Dr. Kristina Wirtz is a linguistic and cultural anthropologist in the Department of Spanish at Western Michigan University. She studies popular religion, race and performance in eastern Cuba and linguistic diversity, identity and inequality in the U.S. Wirtz has published two books:

  • Ritual, Discourse and Community in Cuban Santería (University of Florida Press, 2007)
  • Performing Afro-Cuba: Image, Voice, Spectacle in the Making of Race and History (University of Chicago Press, 2014; winner of 2015 Edward Sapir Prize from the Society for Linguistic Anthropology).

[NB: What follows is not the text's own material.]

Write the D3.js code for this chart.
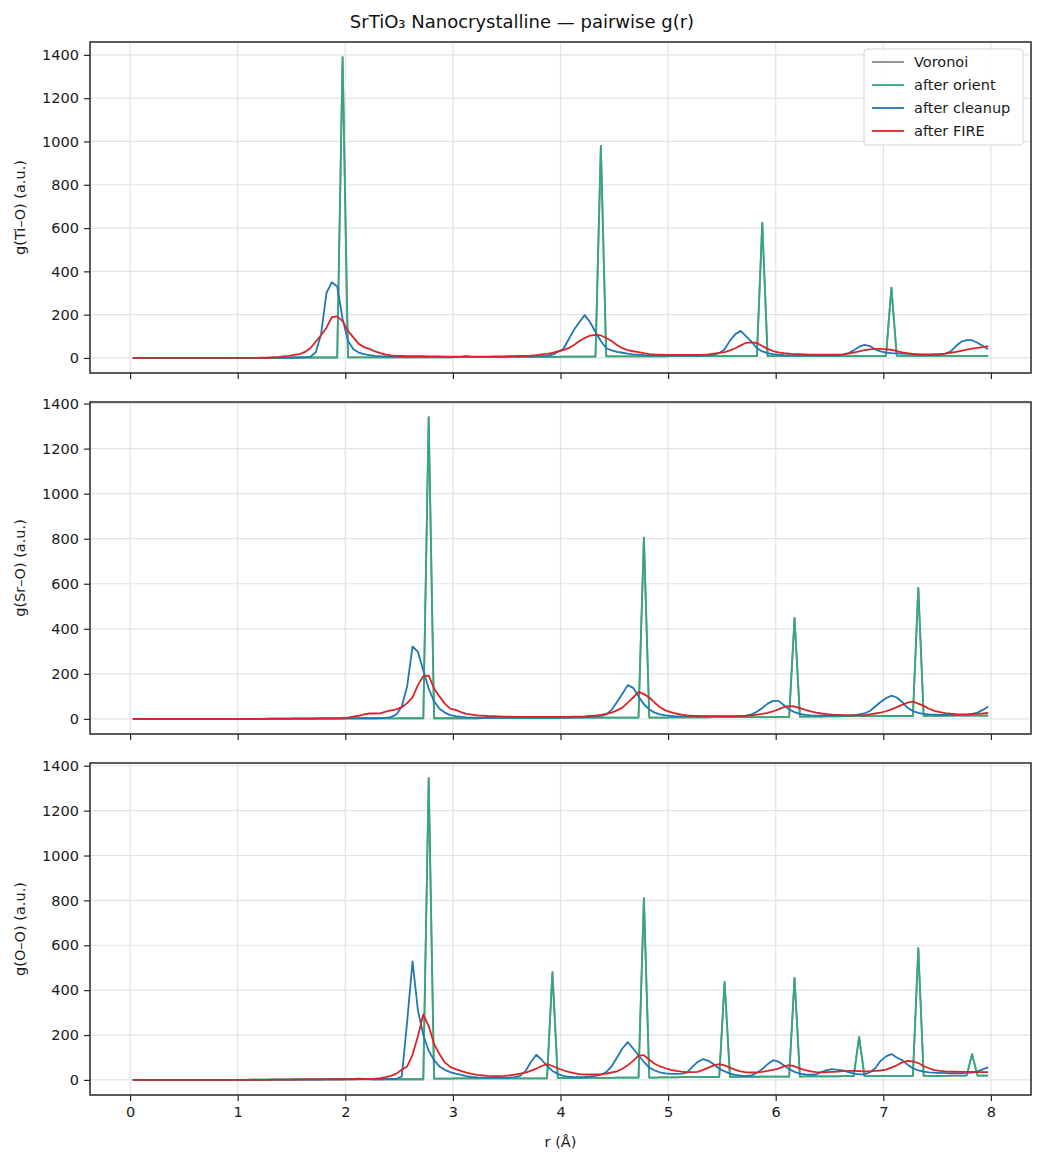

She has also published articles on topics including ritual speech, hazardous (ritual) waste and Afro-Cuban folklore societies. Some recent publications include:

"Scopic Regimentation of Cuban popular altars" in Semiotic Review

"Ritual Communication" in the International Encyclopedia of Linguistic Anthropology 

"Racializing performances in colonial time-spaces," in the Oxford Handbook of Language and Race

"The materiality of oricha voice in Cuban Santería" in Journal de la société des américanistes

In addition to two decades of field research in Cuba, Wirtz has also studied how children learn to be bilingual in a dual language elementary school in the U.S. She enjoys teaching about the theory and methods of semiotics, discourse analysis and ethnography, as well as about language, history, and culture in the Caribbean and Latin America.